The gearing doesn’t help. It’s quite high-geared. Around town you’re riding in 1st and 2nd; while out on the highway, with top running at a touch over 30kph per 1,000rpm (and 5th just a touch under 30), you’ve really got to be doing around 120kph before it settles down. This is the same sort of combination of engine-characteristics and gearing that I complained about with the BMW R1200R. As I said there, this situation is just silly with a naked; even with a more overtly sporty naked like this one. Ducati obviously acknowledges the problem and has a solution; a front sprocket with one less tooth (14 instead of 15), or a rear sprocket with three extra (42 instead of 39). I’d recommend it. (Go for the smaller front – it’s much cheaper!). According to one senior sales staff, the reason Ducati gear them high is to meet the drive-by noise restrictions.
I know I go on a bit about gearing, but it really does make a big difference to how a bike feels on the road. Such as, in this case, not being able to put it in top until you’re doing 120kph! Or alternatively, on most mid-size bikes, having the thing spinning like a top before it even reaches the highway speed-limit. So, as I said, this gearing stuff is important!
Speaking of gears, the box is a bit clunky. It’s okay, but it’s not exactly slick. And changing without the clutch, even with an accompanying back-off of the throttle, is not something it takes kindly to. I also found the lever a bit hard on the foot. Don’t know why, but it felt kind of sharp. Perhaps the rubber is very thin. The footpegs don’t have any rubber at all – they’re plain serrated steel.
Despite Ducati’s claim about it being for the “busiest of city streets” as well as “the most exhilarating of open roads”, it’s a lot better with the latter than it is the former.

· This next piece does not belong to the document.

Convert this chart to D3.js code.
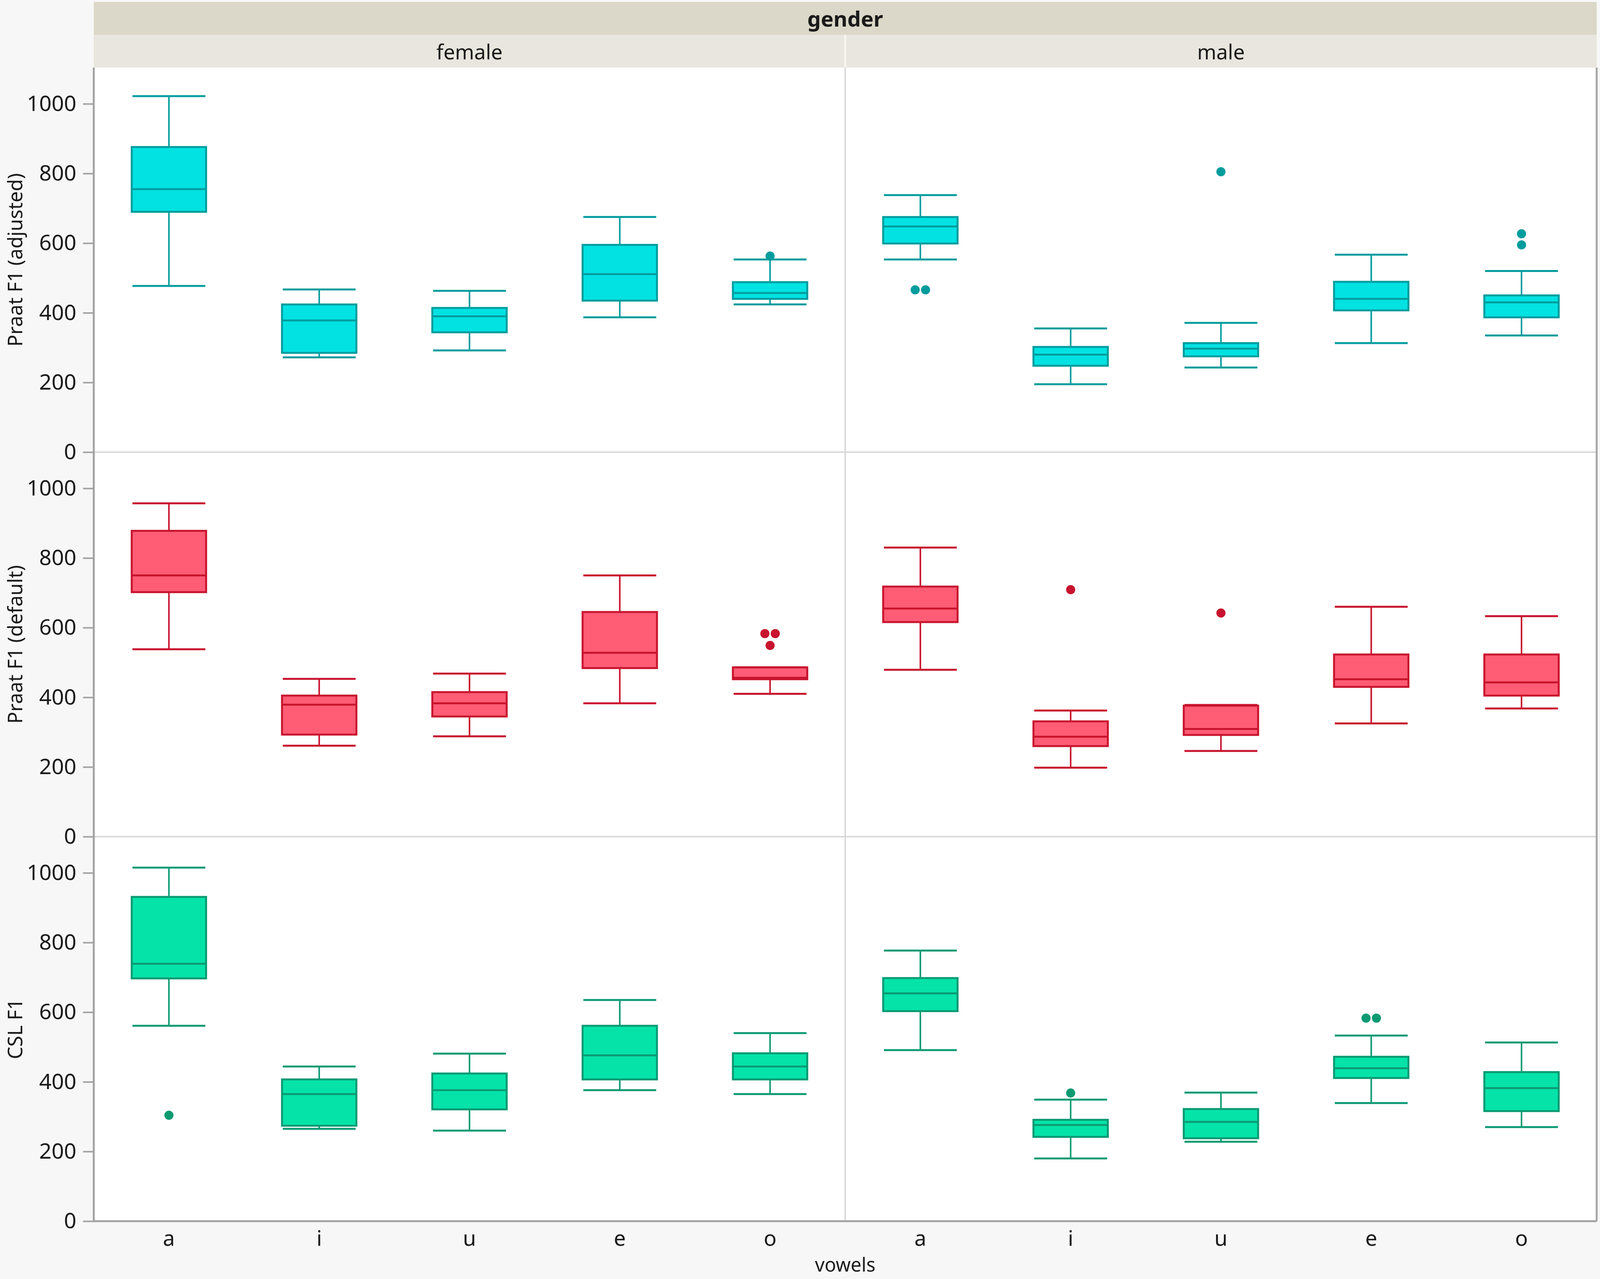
<!DOCTYPE html>
<html>
<head>
<meta charset="utf-8">
<script src="https://cdn.jsdelivr.net/npm/d3@7"></script>
<style>
  html, body { margin: 0; padding: 0; background: #f7f7f7; overflow: hidden; width: 100%; height: 100%; }
  text { font-family: "Noto Sans", "Open Sans", sans-serif; fill: #1a1a1a; }
</style>
</head>
<body>
<div id="chart"></div>
<script>
'use strict';

// categories
const vowels = ["a", "i", "u", "e", "o"];
const genders = ["female", "male"];
const measures = ["Praat F1 (adjusted)", "Praat F1 (default)", "CSL F1"];
const majorTicks = [0, 200, 400, 600, 800, 1000];
const minorTicks = [100, 300, 500, 700, 900, 1100];

// box stats per vowel: [lower whisker, Q1, median, Q3, upper whisker]
const adjustedFemale = [[477, 690, 755, 876, 1022], [272, 285, 378, 424, 467], [292, 344, 390, 414, 463], [387, 435, 511, 595, 675], [424, 440, 457, 488, 553]];
const adjustedMale   = [[553, 599, 648, 675, 738], [195, 248, 280, 302, 355], [243, 275, 297, 313, 371], [313, 407, 440, 489, 567], [335, 387, 430, 450, 520]];
const defaultFemale  = [[538, 702, 750, 878, 957], [261, 293, 379, 405, 453], [288, 345, 383, 415, 468], [383, 484, 528, 645, 750], [410, 452, 456, 486, 486]];
const defaultMale    = [[479, 616, 655, 718, 830], [198, 260, 287, 331, 362], [246, 292, 309, 376, 378], [325, 430, 452, 523, 660], [368, 405, 443, 523, 633]];
const cslFemale      = [[561, 697, 739, 931, 1015], [265, 274, 365, 407, 444], [260, 321, 376, 424, 481], [376, 407, 476, 561, 635], [365, 407, 444, 482, 540]];
const cslMale        = [[491, 603, 654, 698, 777], [180, 242, 276, 291, 349], [228, 238, 285, 322, 369], [339, 411, 439, 472, 533], [270, 316, 382, 428, 513]];

// outliers per vowel
const adjustedFemaleOut = [[], [], [], [], [563]];
const adjustedMaleOut   = [[466, 466], [], [805], [], [627, 595]];
const defaultFemaleOut  = [[], [], [], [], [583, 583, 549]];
const defaultMaleOut    = [[], [709], [642], [], []];
const cslFemaleOut      = [[304], [], [], [], []];
const cslMaleOut        = [[], [368], [], [583, 583], []];

const boxStats = [[adjustedFemale, adjustedMale], [defaultFemale, defaultMale], [cslFemale, cslMale]];
const outStats = [[adjustedFemaleOut, adjustedMaleOut], [defaultFemaleOut, defaultMaleOut], [cslFemaleOut, cslMaleOut]];

const palette = [
    { fill: "#02e2e2", stroke: "#039c9e" },
    { fill: "#ff5c75", stroke: "#c8142e" },
    { fill: "#05e3a9", stroke: "#0c9a73" }
];

// layout is measured on a 4317 x 3273 frame and stretched to the real viewport
const refW = 4317, refH = 3273;
const vw = window.innerWidth || refW, vh = window.innerHeight || refH;
const X = d3.scaleLinear().domain([0, refW]).range([0, vw]);
const Y = d3.scaleLinear().domain([0, refH]).range([0, vh]);
const sx = vw / refW, sy = vh / refH;
const F = v => v * (sx + sy) / 2;

const plotLeft = X(253), plotRight = X(4308), plotTop = Y(173), plotBottom = Y(3125);
const rowH = (plotBottom - plotTop) / measures.length;
const colW = (plotRight - plotLeft) / genders.length;

const svg = d3.select("#chart").append("svg")
    .attr("width", vw)
    .attr("height", vh)
    .style("display", "block");

svg.append("rect").attr("width", vw).attr("height", vh).attr("fill", "#f7f7f7");

// header bands
svg.append("rect").attr("x", plotLeft).attr("y", Y(5)).attr("width", plotRight - plotLeft).attr("height", Y(84)).attr("fill", "#dbd8c9");
svg.append("rect").attr("x", plotLeft).attr("y", Y(89)).attr("width", plotRight - plotLeft).attr("height", plotTop - Y(89)).attr("fill", "#e8e6de");
svg.append("line").attr("x1", plotLeft + colW).attr("x2", plotLeft + colW).attr("y1", Y(89)).attr("y2", plotTop)
    .attr("stroke", "#f6f5f0").attr("stroke-width", 5);

svg.append("text")
    .attr("x", (plotLeft + plotRight) / 2).attr("y", Y(47))
    .attr("text-anchor", "middle").attr("dominant-baseline", "central")
    .attr("font-size", F(56)).attr("font-weight", "bold")
    .text("gender");

genders.forEach((g, c) => {
    svg.append("text")
        .attr("x", plotLeft + colW * c + colW / 2).attr("y", Y(131))
        .attr("text-anchor", "middle").attr("dominant-baseline", "central")
        .attr("font-size", F(54))
        .text(g);
});

// plot background
svg.append("rect").attr("x", plotLeft).attr("y", plotTop).attr("width", plotRight - plotLeft).attr("height", plotBottom - plotTop).attr("fill", "#ffffff");

// separators
d3.range(1, measures.length).forEach(r => {
    svg.append("line").attr("x1", plotLeft).attr("x2", plotRight)
        .attr("y1", plotTop + rowH * r).attr("y2", plotTop + rowH * r)
        .attr("stroke", "#d9d9d9").attr("stroke-width", 4);
});
svg.append("line").attr("x1", plotLeft + colW).attr("x2", plotLeft + colW)
    .attr("y1", plotTop).attr("y2", plotBottom)
    .attr("stroke", "#d9d9d9").attr("stroke-width", 4);

const xBand = d3.scaleBand().domain(vowels).range([0, colW]);
const boxW = xBand.bandwidth() * 0.495;
const capW = xBand.bandwidth() * 0.485;

measures.forEach((m, r) => {
    let y = d3.scaleLinear().domain([0, 1104]).range([plotTop + rowH * (r + 1), plotTop + rowH * r]);
    let col = palette[r];

    // y axis
    let axisG = svg.append("g").attr("transform", `translate(${plotLeft},0)`);
    axisG.call(d3.axisLeft(y).tickValues(minorTicks).tickSize(14 * sx).tickFormat(""));
    axisG.call(d3.axisLeft(y).tickValues(majorTicks).tickSize(29 * sx).tickPadding(18 * sx).tickFormat(d3.format("d")));
    axisG.selectAll(".domain").remove();
    axisG.selectAll(".tick line").attr("stroke", "#a3a3a3").attr("stroke-width", 4);
    axisG.selectAll(".tick text")
        .attr("font-size", F(57))
        .attr("font-family", "'Noto Sans', sans-serif")
        .attr("fill", "#1a1a1a");

    svg.append("text")
        .attr("transform", `translate(${X(40)},${plotTop + rowH * r + rowH / 2}) rotate(-90)`)
        .attr("text-anchor", "middle").attr("dominant-baseline", "central")
        .attr("font-size", F(52))
        .text(m);

    genders.forEach((g, c) => {
        let x0 = plotLeft + colW * c;
        let panel = svg.append("g").attr("transform", `translate(${x0},0)`);
        let stats = boxStats[r][c];
        let outs = outStats[r][c];

        vowels.forEach((v, i) => {
            let [lo, q1, med, q3, hi] = stats[i];
            let cx = xBand(v) + xBand.bandwidth() / 2;
            let bg = panel.append("g");

            bg.append("line").attr("x1", cx).attr("x2", cx).attr("y1", y(hi)).attr("y2", y(q3))
                .attr("stroke", col.stroke).attr("stroke-width", 4);
            bg.append("line").attr("x1", cx).attr("x2", cx).attr("y1", y(q1)).attr("y2", y(lo))
                .attr("stroke", col.stroke).attr("stroke-width", 4);
            [lo, hi].forEach(w => {
                bg.append("line").attr("x1", cx - capW / 2).attr("x2", cx + capW / 2)
                    .attr("y1", y(w)).attr("y2", y(w))
                    .attr("stroke", col.stroke).attr("stroke-width", 5);
            });
            bg.append("rect")
                .attr("x", cx - boxW / 2).attr("width", boxW)
                .attr("y", y(q3)).attr("height", y(q1) - y(q3))
                .attr("fill", col.fill).attr("stroke", col.stroke).attr("stroke-width", 5);
            bg.append("line").attr("x1", cx - boxW / 2).attr("x2", cx + boxW / 2)
                .attr("y1", y(med)).attr("y2", y(med))
                .attr("stroke", col.stroke).attr("stroke-width", 5);

            // outliers: equal values sit side by side
            let groups = d3.groups(outs[i], d => d);
            groups.forEach(([val, list]) => {
                list.forEach((d, k) => {
                    let off = (k - (list.length - 1) / 2) * 28 * sx;
                    bg.append("circle")
                        .attr("cx", cx + off).attr("cy", y(val)).attr("r", F(12))
                        .attr("fill", col.stroke);
                });
            });
        });

        // x axis labels on the last row
        if (r === measures.length - 1) {
            let xAxis = panel.append("g").attr("transform", `translate(0,${plotBottom})`)
                .call(d3.axisBottom(xBand).tickSize(0).tickPadding(24 * sy));
            xAxis.select(".domain").remove();
            xAxis.selectAll(".tick text")
                .attr("font-size", F(56))
                .attr("font-family", "'Noto Sans', sans-serif")
                .attr("fill", "#1a1a1a");
        }
    });
});

// frame lines
svg.append("line").attr("x1", plotLeft).attr("x2", plotLeft).attr("y1", plotTop).attr("y2", plotBottom)
    .attr("stroke", "#a3a3a3").attr("stroke-width", 5);
svg.append("line").attr("x1", plotLeft).attr("x2", plotRight).attr("y1", plotBottom).attr("y2", plotBottom)
    .attr("stroke", "#a3a3a3").attr("stroke-width", 5);
svg.append("line").attr("x1", plotRight).attr("x2", plotRight).attr("y1", plotTop).attr("y2", plotBottom)
    .attr("stroke", "#a8a8a8").attr("stroke-width", 5);

svg.append("text")
    .attr("x", (plotLeft + plotRight) / 2).attr("y", Y(3254))
    .attr("text-anchor", "middle")
    .attr("font-size", F(50))
    .text("vowels");
</script>
</body>
</html>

Around town it really isn’t very pleasant. I could feel my wrists and forearms taking the weight and starting to feel uncomfortable even after a short distance. It was also hot. Okay, the day was hot (over 30degrees), but riding two other bikes (a Ducati GT1000 over exactly the same course, and my own bike through not as much traffic) on the same day I wasn’t getting the heat that I got on this. The worst was a searing heat on my left leg.
Out on the open road (and unfortunately I didn’t get to try it on any “exhilarating” ones!) it made a lot more sense. Cruising at 110kph (still happier in 5th than in top!), there was surprisingly little wind. And what there was helped ease the weight on the arms. So it was much more pleasant!

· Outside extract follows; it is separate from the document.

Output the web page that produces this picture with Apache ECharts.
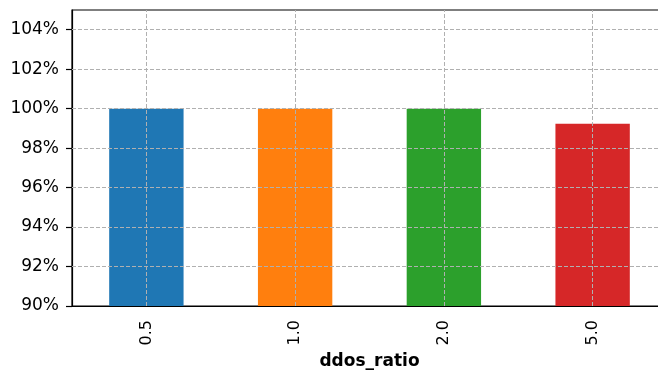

I didn’t really get a chance to try out the handling very much; partly because this was a relatively short group-test type ride, but also because I was still getting used to the “crouching on the edge of a cliff” riding-position. There was a reasonable mix of low-speed corners, and it felt okay in those. The steering is quite quick; almost to the point of being nervous – or was that me who was nervous? Anyway, being a Ducati, and especially one with up-market suspension, it will handle well; you know that!
What really impressed me was the ride! It was particularly impressive considering the bike’s main brief would be good handling rather than absorbing bumps. That Ohlins gear must really be good stuff! I mentioned above that I rode a Ducati GT1000 on the same day over the same route, and on that I was being bounced around on bumps that I was hardly even aware of on the Monster. Very impressive! 

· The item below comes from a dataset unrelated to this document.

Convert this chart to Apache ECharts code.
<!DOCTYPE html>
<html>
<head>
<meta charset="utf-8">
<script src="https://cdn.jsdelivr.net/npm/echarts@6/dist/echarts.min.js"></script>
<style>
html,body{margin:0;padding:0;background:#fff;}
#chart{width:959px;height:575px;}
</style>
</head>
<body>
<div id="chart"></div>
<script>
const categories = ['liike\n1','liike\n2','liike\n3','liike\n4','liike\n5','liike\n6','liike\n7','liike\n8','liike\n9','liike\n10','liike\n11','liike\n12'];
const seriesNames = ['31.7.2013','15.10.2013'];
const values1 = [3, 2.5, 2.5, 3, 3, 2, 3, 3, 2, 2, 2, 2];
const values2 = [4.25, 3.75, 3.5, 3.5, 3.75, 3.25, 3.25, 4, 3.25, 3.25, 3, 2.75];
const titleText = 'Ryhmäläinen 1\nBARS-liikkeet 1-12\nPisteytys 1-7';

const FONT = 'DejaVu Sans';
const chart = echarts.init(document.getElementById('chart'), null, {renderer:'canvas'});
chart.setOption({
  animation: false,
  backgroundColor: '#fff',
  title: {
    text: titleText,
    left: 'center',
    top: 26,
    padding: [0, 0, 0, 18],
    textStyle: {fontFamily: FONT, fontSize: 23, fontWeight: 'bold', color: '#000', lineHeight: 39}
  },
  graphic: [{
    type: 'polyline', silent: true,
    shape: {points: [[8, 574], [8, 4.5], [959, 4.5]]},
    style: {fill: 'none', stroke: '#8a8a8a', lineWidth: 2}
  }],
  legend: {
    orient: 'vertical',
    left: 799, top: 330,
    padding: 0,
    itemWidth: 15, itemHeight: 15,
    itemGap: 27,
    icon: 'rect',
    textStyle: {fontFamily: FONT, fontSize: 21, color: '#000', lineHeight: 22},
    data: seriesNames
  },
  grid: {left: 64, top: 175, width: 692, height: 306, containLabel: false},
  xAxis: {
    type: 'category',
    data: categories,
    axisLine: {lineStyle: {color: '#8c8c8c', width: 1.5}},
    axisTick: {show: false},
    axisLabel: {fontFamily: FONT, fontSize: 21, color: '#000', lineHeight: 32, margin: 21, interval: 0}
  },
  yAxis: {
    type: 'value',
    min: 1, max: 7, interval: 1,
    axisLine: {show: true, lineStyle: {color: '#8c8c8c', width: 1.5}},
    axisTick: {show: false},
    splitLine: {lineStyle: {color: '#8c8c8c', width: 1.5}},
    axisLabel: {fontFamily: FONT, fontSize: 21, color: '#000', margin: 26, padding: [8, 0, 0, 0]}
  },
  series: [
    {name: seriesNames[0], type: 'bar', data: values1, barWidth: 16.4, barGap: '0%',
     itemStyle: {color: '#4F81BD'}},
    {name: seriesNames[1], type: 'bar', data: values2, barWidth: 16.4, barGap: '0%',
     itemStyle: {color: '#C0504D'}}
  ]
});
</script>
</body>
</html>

Brakes? Well, yes, it had them, and they stopped the bike when and how I wanted, so I suppose that means they were good. Again, a short test-ride, so not a lot of opportunity to really try them out. But again, being a Ducati you know they’ll be good; Ducati brakes always are! The fact that I didn’t find them biting too hard shows that they are nicely progressive. And that’s a good thing, considering you already feel like you’re in danger of toppling forward off the thing!
So there we have it – Ducati’s top Monster. It would appear that they don’t make the S4RS now. That’s a pity because I liked it a lot better than this. More power (good fun!), better gearing, and a better riding-position. A great bike! This is good too, but, unlike the S4RS, it’s not a bike that I think I could ever own or get comfortable with. It’s as good as Ducati say it is; but it’s not all good!

It's Italian, it's a Ducati, so it's got style and character by the bucket-load! It has good performance, but you've got to work at it. And it doesn't like going slow. Top gear isn't happy unless you're breaking the speed-limit; to me, that's a bit silly.
It's full of contrasts. On one hand it's very sporty in its riding-position, enough to make your wrists ache and have your head poking out over the front; and yet the seat is comfortable and it rides well. Being a Ducati it has a wonderful sound from the exhaust; but the clutch rattles so badly you'd think it's about to fall apart. It's a pity they don't still make the S4RS; it was a much better bike in pretty much every area I reckon!
Engine: cylinder, cc. Power: 69.8kW at 7,500rpm. Torque: 103Nm at 6,000rpm.
Gearbox: 6-speed.
Final-drive: Chain
Fuel capacity: 15 litres.
Weight:  168kg (dry)
Seat height: 810 mm.
Wheels / Tyres: Front: 120 X 17, Rear: 180 X 17
Brakes:  Front: Brembo, twin 320mm discs; Rear: Brembo, single 245mm disc.
Price: $24,490 (Inc. ORC).
Test Bike From: Fraser Motorcycles

Ridden: 2010

UP-DATE: 2013.
The biggest Monster is now called the Monster 1100 Evo. But it’s basically the same machine.
There have been a few detail changes to bodywork and paint, but nothing major. The exhaust is different though, and features a twin-stacked system, rather than the round can on each side, of the model here. Power is quoted as being up a bit, at 73.5kW. Interestingly, fuel capacity is stated as being a bit less, at 13.5 litres.
I mentioned Ohlins suspension in the test, but the current version has the less exotic Marzocchi front fork and Sachs mono-shock up back.
Other specifications and dimensions appear to be the same. Price of this model is $17,990 (+ORC).